Closed lionel- closed 7 years ago

lionel- commented 7 years ago

Using rlang::splice().

One issue is whether we allow bare list splicing or if we require the use of a modifier/adverb for signalling splicing. Bare-list splicing would apply most of the time, since most functions expect either atomic vectors or S3 objects in .... It is less verbose:

bind_cols(mtcars, list(mtcars, mtcars), mtcars)

On the other hand, some functions also expect lists in .... A replacement for structure() would be an example. In this case an adverb like spliced() is necessary:

struct(obj,
  attr1 = "attr",
  attr2 = list("attr"),
  spliced(list(attr3 = "attr"))
)

We'd need a standardised way of documenting those semantics in roxygen. But even then, would it be confusing to have these two kinds of splicing in the tidyverse?

hadley commented 7 years ago

Also recode() currently uses ...

hadley commented 7 years ago

The other big question is whether we should use call-splicing (where we inspect the call) or value-splicing (where we inspect the value). The advantage of call-splicing is that it's the same style as tidyeval; the advantage of value-splicing is that it's simpler.

lionel- commented 7 years ago

Having a uniform interface is appealing. But I think we'd want to keep a clean separation between SE and NSE functions. For instance that would allow us to signal SE arguments to R and give more guarantees to the compiler. This would enable it to compile these arguments in the future. Though maybe we don't care about that?

By the way, do we want to support :=? It's self-quoting so no NSE, and would make it easy to use a variable as name.

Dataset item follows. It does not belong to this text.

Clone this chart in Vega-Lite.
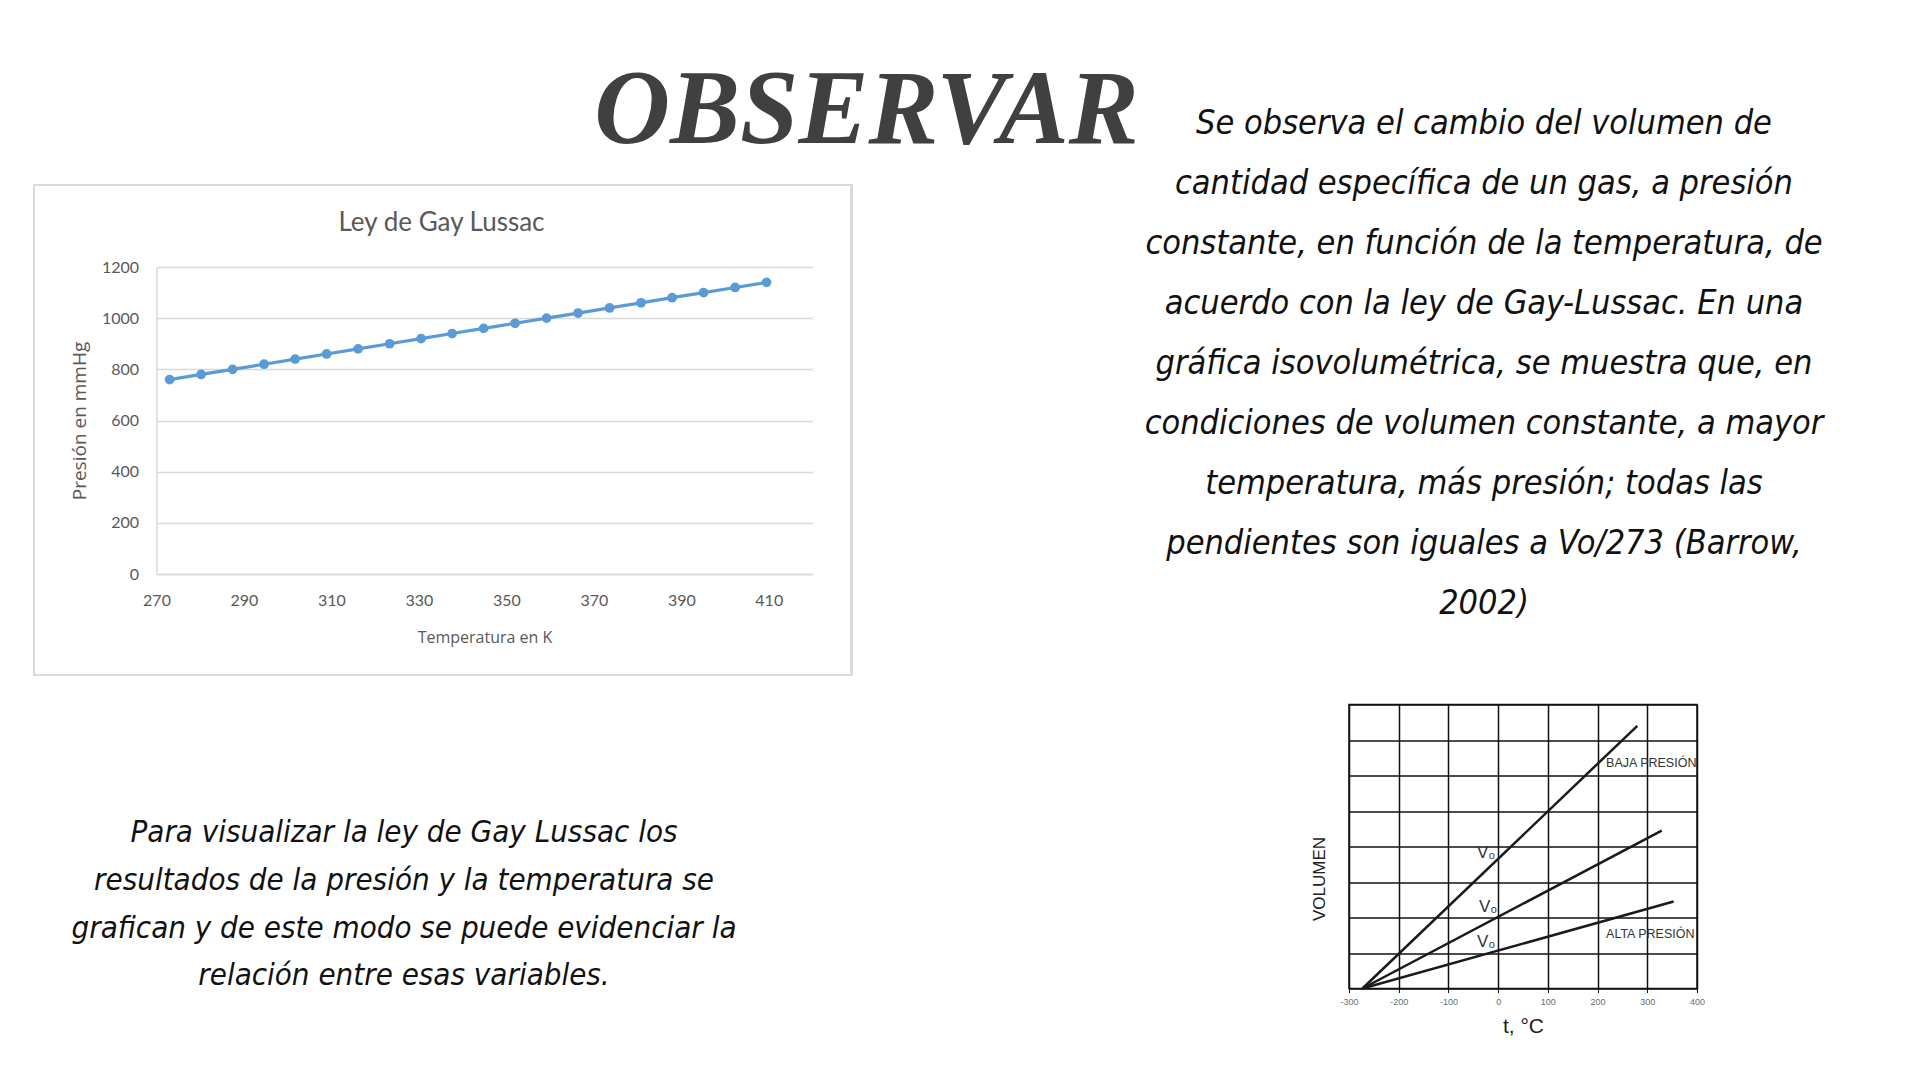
{
  "$schema": "https://vega.github.io/schema/vega-lite/v6.json",
  "background": "white",
  "autosize": {"type": "pad"},
  "padding": {"left": 32.5, "top": 58.5, "right": 10, "bottom": 10},
  "config": {"view": {"stroke": null}},
  "bounds": "flush",
  "spacing": 1192.5,
  "hconcat": [
    {
      "bounds": "flush",
      "spacing": 163.5,
      "vconcat": [
        {
          "width": 656,
          "height": 11.5,
          "data": {"values": [{"t": "OBSERVAR"}]},
          "mark": {"type": "text", "font": "Liberation Serif", "fontSize": 105, "fontStyle": "italic", "fontWeight": "bold", "color": "#404040", "dx": 382, "dy": 13.25, "baseline": "middle", "align": "center"},
          "encoding": {"text": {"field": "t"}}
        },
        {
          "width": 656,
          "height": 307,
          "title": {"text": "Ley de Gay Lussac", "font": "Lato", "fontSize": 26, "fontWeight": "normal", "color": "#595959", "anchor": "middle", "offset": -52, "dx": -43},
          "data": {"values": [
            {"T": 273.0, "P": 760}, {"T": 280.2, "P": 780}, {"T": 287.4, "P": 800}, {"T": 294.6, "P": 820},
            {"T": 301.7, "P": 840}, {"T": 308.9, "P": 860}, {"T": 316.1, "P": 880}, {"T": 323.3, "P": 900},
            {"T": 330.5, "P": 920}, {"T": 337.6, "P": 940}, {"T": 344.8, "P": 960}, {"T": 352.0, "P": 980},
            {"T": 359.2, "P": 1000}, {"T": 366.4, "P": 1020}, {"T": 373.6, "P": 1040}, {"T": 380.8, "P": 1060},
            {"T": 387.9, "P": 1080}, {"T": 395.1, "P": 1100}, {"T": 402.3, "P": 1120}, {"T": 409.5, "P": 1140}
          ]},
          "layer": [
            {
              "mark": {"type": "rect", "fill": null, "stroke": "#d9d9d9", "strokeWidth": 1.5, "clip": false},
              "encoding": {
                "x": {"datum": 242, "type": "quantitative"},
                "x2": {"datum": 428.9},
                "y": {"datum": -395, "type": "quantitative"},
                "y2": {"datum": 1520}
              }
            },
            {
              "mark": {"type": "line", "color": "#5b9bd5", "strokeWidth": 3.2},
              "encoding": {
                "x": {"field": "T", "type": "quantitative", "scale": {"domain": [270, 420], "nice": false, "zero": false},
                  "axis": {"title": "Temperatura en K", "values": [270, 290, 310, 330, 350, 370, 390, 410], "format": "d", "labelFlush": false, "grid": false, "domain": true, "domainColor": "#d9d9d9", "domainWidth": 1.5, "ticks": false, "labelFont": "Lato", "labelFontSize": 16, "labelColor": "#595959", "labelPadding": 18, "titleFont": "Open Sans", "titleFontSize": 16, "titleFontWeight": "normal", "titleColor": "#595959", "titlePadding": 21}},
                "y": {"field": "P", "type": "quantitative", "scale": {"domain": [0, 1200], "nice": false},
                  "axis": {"title": "Presión en mmHg", "values": [0, 200, 400, 600, 800, 1000, 1200], "format": "d", "tickCount": 7, "grid": true, "gridColor": "#d9d9d9", "gridWidth": 1.5, "domain": true, "domainColor": "#d9d9d9", "domainWidth": 1.5, "ticks": false, "labelFont": "Lato", "labelFontSize": 16, "labelColor": "#595959", "labelPadding": 18, "titleFont": "Open Sans", "titleFontSize": 19, "titleFontWeight": "normal", "titleColor": "#595959", "titlePadding": 12}}
              }
            },
            {
              "mark": {"type": "point", "filled": true, "shape": "circle", "size": 95, "color": "#5b9bd5", "opacity": 1},
              "encoding": {
                "x": {"field": "T", "type": "quantitative"},
                "y": {"field": "P", "type": "quantitative"}
              }
            }
          ]
        },
        {
          "width": 495,
          "height": 238.75,
          "data": {"values": [
            {"n": 1, "line": "Para visualizar la ley de Gay Lussac los"},
            {"n": 2, "line": "resultados de la presión y la temperatura se"},
            {"n": 3, "line": "grafican y de este modo se puede evidenciar la"},
            {"n": 4, "line": "relación entre esas variables."}
          ]},
          "mark": {"type": "text", "font": "DejaVu Sans Condensed, Roboto", "fontSize": 31, "fontStyle": "italic", "color": "#111111", "baseline": "middle", "align": "center"},
          "encoding": {
            "y": {"field": "n", "type": "ordinal", "axis": null, "scale": {"padding": 1, "align": 1}},
            "text": {"field": "line"}
          }
        }
      ]
    },
    {
      "bounds": "flush",
      "spacing": 73,
      "vconcat": [
        {
          "width": 270,
          "height": 540,
          "data": {"values": [
            {"n": 1, "line": "Se observa el cambio del volumen de"},
            {"n": 2, "line": "cantidad específica de un gas, a presión"},
            {"n": 3, "line": "constante, en función de la temperatura, de"},
            {"n": 4, "line": "acuerdo con la ley de Gay-Lussac. En una"},
            {"n": 5, "line": "gráfica isovolumétrica, se muestra que, en"},
            {"n": 6, "line": "condiciones de volumen constante, a mayor"},
            {"n": 7, "line": "temperatura, más presión; todas las"},
            {"n": 8, "line": "pendientes son iguales a Vo/273 (Barrow,"},
            {"n": 9, "line": "2002)"}
          ]},
          "mark": {"type": "text", "font": "DejaVu Sans Condensed, Roboto", "fontSize": 34, "fontStyle": "italic", "color": "#111111", "baseline": "middle", "align": "center", "dy": 2},
          "encoding": {
            "y": {"field": "n", "type": "ordinal", "axis": null, "scale": {"padding": 0.5}},
            "text": {"field": "line"}
          }
        },
        {
          "width": 348,
          "height": 284,
          "view": {"stroke": "#111111", "strokeWidth": 1.5},
          "layer": [
            {
              "data": {"values": [
                {"serie": "baja", "t": -273, "v": 0}, {"serie": "baja", "t": 280, "v": 7.4},
                {"serie": "media", "t": -273, "v": 0}, {"serie": "media", "t": 329, "v": 4.45},
                {"serie": "alta", "t": -273, "v": 0}, {"serie": "alta", "t": 353, "v": 2.45}
              ]},
              "mark": {"type": "line", "color": "#1a1a1a", "strokeWidth": 2.5},
              "encoding": {
                "x": {"field": "t", "type": "quantitative", "scale": {"domain": [-300, 400], "nice": false, "zero": false},
                  "axis": {"title": "t, °C", "values": [-300, -200, -100, 0, 100, 200, 300, 400], "tickCount": 8, "labelExpr": "'' + datum.value", "labelFlush": false, "grid": true, "gridColor": "#111111", "gridWidth": 1.5, "gridOpacity": 1, "domain": false, "ticks": true, "tickColor": "#111111", "tickSize": 4, "labelFont": "Liberation Sans", "labelFontSize": 9, "labelColor": "#5f7070", "labelPadding": 5, "titleFont": "Liberation Sans", "titleFontSize": 21, "titleFontWeight": "normal", "titleColor": "#222222", "titlePadding": 9}},
                "y": {"field": "v", "type": "quantitative", "scale": {"domain": [0, 8], "nice": false},
                  "axis": {"title": "VOLUMEN", "values": [0, 1, 2, 3, 4, 5, 6, 7, 8], "tickCount": 9, "grid": true, "gridColor": "#111111", "gridWidth": 1.5, "gridOpacity": 1, "domain": false, "ticks": false, "labels": false, "titleFont": "Liberation Sans", "titleFontSize": 17, "titleFontWeight": "normal", "titleColor": "#222222", "titlePadding": 21, "titleY": 174}},
                "detail": {"field": "serie"}
              }
            },
            {
              "data": {"values": [
                {"label": "BAJA PRESIÓN", "t": 308, "v": 6.34},
                {"label": "ALTA PRESIÓN", "t": 306, "v": 1.54}
              ]},
              "mark": {"type": "text", "font": "Liberation Sans", "fontSize": 12.5, "color": "#333333", "baseline": "middle", "align": "center"},
              "encoding": {
                "x": {"field": "t", "type": "quantitative"},
                "y": {"field": "v", "type": "quantitative"},
                "text": {"field": "label"}
              }
            },
            {
              "data": {"values": [
                {"label": "V₀", "t": -24, "v": 3.82},
                {"label": "V₀", "t": -20, "v": 2.3},
                {"label": "V₀", "t": -24, "v": 1.3}
              ]},
              "mark": {"type": "text", "font": "Liberation Sans", "fontSize": 17, "color": "#333333", "baseline": "middle", "align": "center"},
              "encoding": {
                "x": {"field": "t", "type": "quantitative"},
                "y": {"field": "v", "type": "quantitative"},
                "text": {"field": "label"}
              }
            }
          ]
        }
      ]
    }
  ]
}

lionel- commented 7 years ago

By the way, do we want to support :=? It's self-quoting so no NSE, and would make it easy to use a variable as name.

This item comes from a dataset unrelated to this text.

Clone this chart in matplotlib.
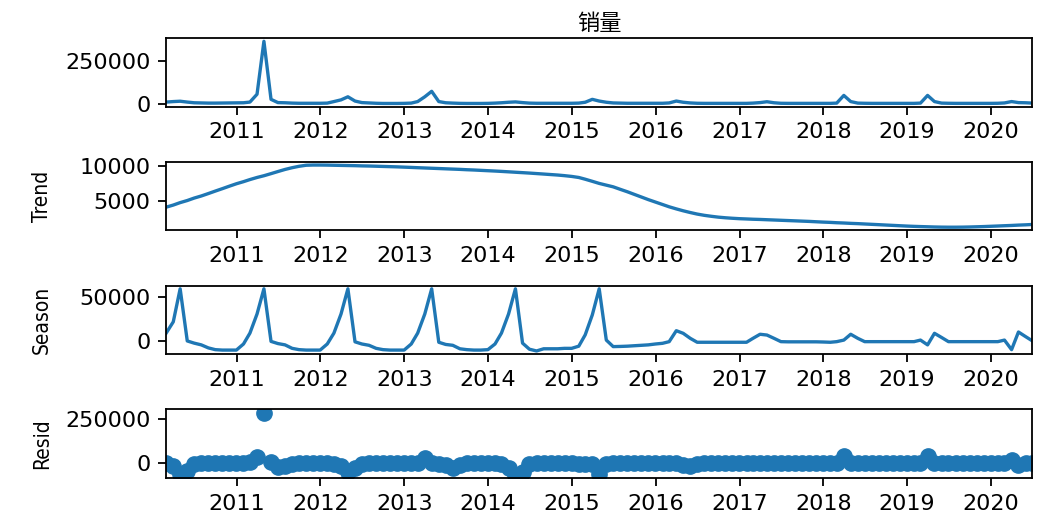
import pandas as pd
import matplotlib
matplotlib.use("Agg")
import matplotlib.pyplot as plt
import matplotlib.dates as mdates

# title (Chinese, shows as tofu in the reference)
title = "销量"

# monthly, month end, Feb 2010 .. Jun 2020
months = pd.period_range("2010-02", "2020-06", freq="M").to_timestamp(how="end").normalize()

observed = [
    9000, 12000, 14000, 9000, 5000, 4000, 3000, 3000, 3500, 4000, 4500,
    5000, 9000, 55000, 365000, 25000, 6000, 5000, 3000, 2000, 2000, 2000, 2000,
    3000, 12000, 22000, 40000, 15000, 6000, 4000, 2000, 1000, 1000, 1000, 1500,
    3000, 12000, 40000, 72000, 12000, 5000, 3000, 1500, 1000, 1000, 1000, 1500,
    3000, 5000, 8000, 10000, 6000, 3000, 2000, 2000, 2000, 2000, 2000, 2000,
    3000, 8000, 25000, 15000, 8000, 4000, 3000, 2000, 2000, 2000, 2000, 2000,
    2000, 4000, 15000, 8000, 4000, 2000, 1500, 1500, 1500, 1500, 1500, 1500,
    1500, 3000, 6000, 11000, 5000, 2000, 1500, 1500, 1500, 1500, 1500, 1500,
    1500, 3000, 48000, 12000, 3000, 2000, 1500, 1500, 1500, 1500, 1500, 1500,
    1500, 3000, 48000, 12000, 3000, 2000, 1500, 1500, 1500, 1500, 1500, 1500,
    2000, 4000, 12000, 6000, 5000, 3000,
]

trend = [
    4050, 4350, 4700, 5000, 5350, 5650, 6000, 6350, 6700, 7050, 7400,
    7700, 8000, 8300, 8550, 8850, 9150, 9450, 9700, 9900, 10050, 10080, 10080,
    10070, 10050, 10030, 10010, 9990, 9960, 9940, 9910, 9880, 9850, 9820, 9780,
    9740, 9700, 9660, 9620, 9580, 9540, 9500, 9460, 9410, 9370, 9320, 9270,
    9220, 9170, 9110, 9050, 8990, 8930, 8860, 8790, 8720, 8650, 8560, 8450,
    8300, 8050, 7750, 7450, 7200, 6960, 6600, 6250, 5880, 5500, 5130, 4780,
    4430, 4100, 3800, 3530, 3280, 3060, 2880, 2740, 2620, 2530, 2460, 2400,
    2360, 2320, 2290, 2250, 2210, 2170, 2130, 2090, 2050, 2010, 1960, 1910,
    1870, 1820, 1780, 1730, 1690, 1640, 1590, 1540, 1490, 1440, 1390, 1340,
    1300, 1270, 1240, 1210, 1190, 1180, 1180, 1190, 1210, 1240, 1270, 1310,
    1350, 1390, 1430, 1480, 1520, 1570,
]

season = [
    9000, 22000, 60000, 0, -2500, -4500, -8000, -10000, -10500, -10500, -10500,
    -3500, 9000, 31000, 60000, -500, -3000, -4500, -8500, -10000, -10500, -10500, -10500,
    -3500, 9000, 31000, 60000, -1000, -3500, -5000, -8500, -10000, -10500, -10500, -10500,
    -3500, 9000, 31000, 60000, -1500, -4000, -5000, -9000, -10000, -10500, -10500, -10000,
    -3500, 9000, 31000, 60000, -2500, -9500, -11500, -9000, -9000, -9000, -8500, -8500,
    -6000, 7000, 30000, 60000, 1000, -6500, -6300, -6000, -5500, -5000, -4500, -3500,
    -2700, -800, 11800, 8800, 3000, -1500, -1500, -1500, -1500, -1500, -1500, -1500,
    -1500, 3000, 7700, 6800, 3000, -800, -1000, -1000, -1000, -1000, -1000, -1200,
    -1500, -800, 1000, 7700, 3000, -800, -800, -800, -800, -800, -800, -800,
    -800, 1000, -4500, 8800, 4000, -800, -800, -800, -800, -800, -800, -800,
    -800, 1000, -10000, 10300, 5000, 0,
]

resid = [
    0, -15000, -60000, -45000, -3000, 1000, 2000, 3000, 2000, 1000, 0,
    1000, 5000, 35000, 285000, 5000, -22000, -15000, -5000, 0, 1000, 1000, 0,
    0, -3000, -15000, -50000, -25000, -5000, 0, 2000, 2000, 1000, 1000, 0,
    0, 3000, 30000, 2000, -3000, -10000, -28000, -8000, 0, 1000, 1000, 0,
    0, -5000, -25000, -65000, -50000, -5000, 2000, 1000, 1000, 0, 0, 0,
    -3000, -5000, -5000, -62000, -5000, 0, 1000, 1000, 1000, 0, 0, 0,
    0, 1000, 2000, -8000, -15000, -5000, 0, 1000, 1000, 1000, 0, 0,
    0, 1000, 1500, 2000, 1000, 0, 0, 0, 0, 0, 0, 0,
    0, 2000, 38000, 3000, 1000, 0, 0, 0, 0, 0, 0, 0,
    0, 2000, 38000, 3000, 1000, 0, 0, 0, 0, 0, 0, 0,
    0, 3000, 20000, -8000, -1000, 0,
]

plt.rcParams.update({
    "font.size": 16,
    "lines.linewidth": 2.4,
    "lines.markersize": 11,
    "axes.linewidth": 1.3,
    "xtick.major.size": 5.7, "xtick.major.width": 1.3, "xtick.major.pad": 5.7,
    "ytick.major.size": 5.7, "ytick.major.width": 1.3, "ytick.major.pad": 5.7,
})

# narrow face for the y labels, as in the reference
label_kw = dict(family="DejaVu Sans", stretch="condensed", fontsize=15)

fig, axes = plt.subplots(4, 1, figsize=(10.45, 5.16), dpi=100)
fig.subplots_adjust(left=0.159, right=0.988, top=0.926, bottom=0.074, hspace=0.81)

axes[0].plot(months, observed)
axes[0].set_title(title, family=["Noto Sans CJK SC", "DejaVu Sans"], fontsize=16)
axes[0].set_yticks([0, 250000])

axes[1].plot(months, trend)
axes[1].set_ylabel("Trend", **label_kw)
axes[1].set_yticks([5000, 10000])

axes[2].plot(months, season)
axes[2].set_ylabel("Season", **label_kw)
axes[2].set_yticks([0, 50000])

axes[3].plot(months, resid, marker="o", linestyle="none")
axes[3].set_ylabel("Resid", **label_kw)
axes[3].set_yticks([0, 250000])

for ax in axes:
    ax.set_xlim(months[0], months[-1])
    ax.xaxis.set_major_locator(mdates.YearLocator())
    ax.xaxis.set_major_formatter(mdates.DateFormatter("%Y"))
    ax.yaxis.set_label_coords(-0.132, 0.5)

plt.savefig("out.png", dpi=100)
plt.close()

But then we're relying on !! to unquote the name. So probably we'd only want to do that if we used call-splicing.

One issue with call-splicing to keep in mind, when we are unquoting values, is that it will lead to noisy stacktraces.

hadley commented 7 years ago

I think if we're clear about the distinction between call-splicing and value-splicing we should be ok.

One question is where spliced() (or maybe splice_in()) should live. In rlang and re-export in dplyr? (And every other package that uses it)

lionel- commented 7 years ago

yes I would think in rlang. We'd support splicing in rlang's primitives too, like in with_handlers().